Because the “Coronation” nickname is posthumous, modern programming sometimes treats it as a romantic marketing label. Yet the title also preserves a genuine historical truth: the Mass acquired an institutional afterlife at court. The documented association of the work’s nickname with later coronation-related performance materials (rather than with an original Salzburg commission) helps explain why the piece’s public identity is essentially a 19th-century one. [2] Over time, this afterlife influenced performance style as well: the Mass has often been presented with an emphasis on polish, brilliance, and architectural clarity—qualities that suit both cathedral ritual and court ceremony.

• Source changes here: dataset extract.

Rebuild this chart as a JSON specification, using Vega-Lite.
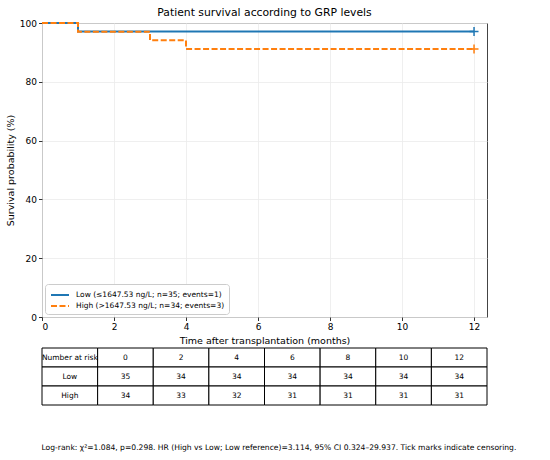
{
  "$schema": "https://vega.github.io/schema/vega-lite/v6.json",
  "background": "white",
  "padding": {"left": 4, "top": 6, "right": 5, "bottom": 5},
  "bounds": "flush",
  "spacing": 31,
  "resolve": {"legend": {"color": "independent", "strokeDash": "independent", "stroke": "independent"}},
  "datasets": {
    "survival": [
      {"group": "Low (≤1647.53 ng/L; n=35; events=1)", "time": 0, "surv": 100, "censor": false},
      {"group": "Low (≤1647.53 ng/L; n=35; events=1)", "time": 1, "surv": 97.14, "censor": false},
      {"group": "Low (≤1647.53 ng/L; n=35; events=1)", "time": 12, "surv": 97.14, "censor": true},
      {"group": "High (>1647.53 ng/L; n=34; events=3)", "time": 0, "surv": 100, "censor": false},
      {"group": "High (>1647.53 ng/L; n=34; events=3)", "time": 1, "surv": 97.06, "censor": false},
      {"group": "High (>1647.53 ng/L; n=34; events=3)", "time": 3, "surv": 94.12, "censor": false},
      {"group": "High (>1647.53 ng/L; n=34; events=3)", "time": 4, "surv": 91.18, "censor": false},
      {"group": "High (>1647.53 ng/L; n=34; events=3)", "time": 12, "surv": 91.18, "censor": true}
    ],
    "risk": [
      {"row": 0, "col": 0, "cell": "Number at risk"},
      {"row": 0, "col": 1, "cell": "0"},
      {"row": 0, "col": 2, "cell": "2"},
      {"row": 0, "col": 3, "cell": "4"},
      {"row": 0, "col": 4, "cell": "6"},
      {"row": 0, "col": 5, "cell": "8"},
      {"row": 0, "col": 6, "cell": "10"},
      {"row": 0, "col": 7, "cell": "12"},
      {"row": 1, "col": 0, "cell": "Low"},
      {"row": 1, "col": 1, "cell": "35"},
      {"row": 1, "col": 2, "cell": "34"},
      {"row": 1, "col": 3, "cell": "34"},
      {"row": 1, "col": 4, "cell": "34"},
      {"row": 1, "col": 5, "cell": "34"},
      {"row": 1, "col": 6, "cell": "34"},
      {"row": 1, "col": 7, "cell": "34"},
      {"row": 2, "col": 0, "cell": "High"},
      {"row": 2, "col": 1, "cell": "34"},
      {"row": 2, "col": 2, "cell": "33"},
      {"row": 2, "col": 3, "cell": "32"},
      {"row": 2, "col": 4, "cell": "31"},
      {"row": 2, "col": 5, "cell": "31"},
      {"row": 2, "col": 6, "cell": "31"},
      {"row": 2, "col": 7, "cell": "31"}
    ]
  },
  "vconcat": [
    {
      "width": 445,
      "height": 294,
      "title": {
        "text": "Patient survival according to GRP levels",
        "fontSize": 10.8,
        "fontWeight": "normal",
        "color": "black",
        "offset": 1
      },
      "data": {"name": "survival"},
      "encoding": {
        "x": {
          "field": "time",
          "type": "quantitative",
          "scale": {"domain": [0, 12.36], "nice": false},
          "axis": {
            "title": "Time after transplantation (months)",
            "values": [0, 2, 4, 6, 8, 10, 12]
          }
        },
        "y": {
          "field": "surv",
          "type": "quantitative",
          "scale": {"domain": [0, 100], "nice": false},
          "axis": {
            "title": "Survival probability (%)",
            "values": [0, 20, 40, 60, 80, 100]
          }
        }
      },
      "layer": [
        {
          "mark": {"type": "line", "interpolate": "step-after", "strokeWidth": 2},
          "encoding": {
            "color": {
              "field": "group",
              "type": "nominal",
              "scale": {
                "domain": ["Low (≤1647.53 ng/L; n=35; events=1)", "High (>1647.53 ng/L; n=34; events=3)"],
                "range": ["#1f77b4", "#ff7f0e"]
              },
              "legend": {
                "title": null,
                "orient": "bottom-left",
                "offset": 3
              }
            },
            "strokeDash": {
              "field": "group",
              "type": "nominal",
              "scale": {
                "domain": ["Low (≤1647.53 ng/L; n=35; events=1)", "High (>1647.53 ng/L; n=34; events=3)"],
                "range": [[1, 0], [6, 2.5]]
              },
              "legend": {
                "title": null,
                "orient": "bottom-left",
                "offset": 3
              }
            }
          }
        },
        {
          "transform": [{"filter": "datum.censor"}],
          "mark": {
            "type": "point",
            "shape": "M-1,0L1,0M0,-1L0,1",
            "filled": false,
            "size": 80,
            "strokeWidth": 1.5,
            "opacity": 1
          },
          "encoding": {
            "stroke": {
              "field": "group",
              "type": "nominal",
              "scale": {
                "domain": ["Low (≤1647.53 ng/L; n=35; events=1)", "High (>1647.53 ng/L; n=34; events=3)"],
                "range": ["#1f77b4", "#ff7f0e"]
              },
              "legend": null
            }
          }
        }
      ]
    },
    {
      "width": 445,
      "height": 57,
      "view": {"stroke": null},
      "title": {
        "text": "Log-rank: χ²=1.084, p=0.298. HR (High vs Low; Low reference)=3.114, 95% CI 0.324–29.937. Tick marks indicate censoring.",
        "orient": "bottom",
        "anchor": "start",
        "fontSize": 7.6,
        "fontWeight": "normal",
        "color": "black",
        "offset": 38
      },
      "data": {"name": "risk"},
      "encoding": {
        "x": {
          "field": "col",
          "type": "ordinal",
          "scale": {"paddingInner": 0, "paddingOuter": 0},
          "axis": null
        },
        "y": {
          "field": "row",
          "type": "ordinal",
          "scale": {"paddingInner": 0, "paddingOuter": 0},
          "axis": null
        }
      },
      "layer": [
        {
          "mark": {"type": "rect", "fill": "white", "stroke": "black", "strokeWidth": 1}
        },
        {
          "mark": {"type": "text", "fontSize": 7.5, "color": "black", "align": "center", "baseline": "middle"},
          "encoding": {"text": {"field": "cell", "type": "nominal"}}
        }
      ]
    }
  ],
  "config": {
    "font": "DejaVu Sans",
    "view": {"stroke": "#444", "strokeWidth": 1},
    "axis": {
      "domain": false,
      "grid": true,
      "gridColor": "#ebebeb",
      "gridWidth": 0.8,
      "tickColor": "#333",
      "tickSize": 3.5,
      "labelFontSize": 9,
      "labelColor": "black",
      "labelPadding": 2,
      "titleFontSize": 9.5,
      "titleFontWeight": "normal",
      "titleColor": "black",
      "titlePadding": 4
    },
    "legend": {
      "strokeColor": "#cccccc",
      "fillColor": "white",
      "padding": 4,
      "cornerRadius": 3,
      "labelFontSize": 7.5,
      "labelColor": "black",
      "symbolType": "M-1.5,0L1.5,0",
      "symbolSize": 144,
      "symbolStrokeWidth": 2,
      "symbolOffset": 4,
      "rowPadding": 0,
      "labelOffset": 9
    }
  }
}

Today, K. 317 sits at a crossroads of Mozart reception. It is beloved by choirs because it balances accessibility with unmistakable Mozartean profile; prized by historically informed performers because its Salzburg scoring and liturgical pacing reward transparency; and studied by scholars as evidence that “constraint” in Mozart can yield not diminishment but concentration. The work’s continuing vitality is not only that it is festive, but that it is efficiently expressive: a Mass that satisfies institutional limits while still finding time—especially in the Benedictus and Agnus Dei—to sound like an individual voice speaking within a public rite.
[1] Mozarteum (DME): Mozart letter to Padre Giovanni Battista Martini (Salzburg, 4 Sept 1776), including the ‘three-quarters of an hour’ constraint on Salzburg Mass length.
[2] Internationale Stiftung Mozarteum: Köchel-Verzeichnis entry for K. 317 (date 23 March 1779; likely first performance Easter Sunday 4 April 1779; nickname not traceable to Mozart’s lifetime; scoring summary).
[3] Wikipedia overview: Coronation Mass (Mozart) — summary of the nickname’s later imperial-court association and later coronation usage (secondary reference).
[4] Bärenreiter preface PDF (editorial context): notes on performance practice and scoring for Mozart’s Missa in C, K. 317, including trombones *colla parte* tradition and Salzburg forces.
[5] Classic Cat work note: points out melodic similarity between the Agnus Dei soprano solo and the Countess’s ‘Dove sono’ from *Le nozze di Figaro* (useful as a reception/perception datum; tertiary reference).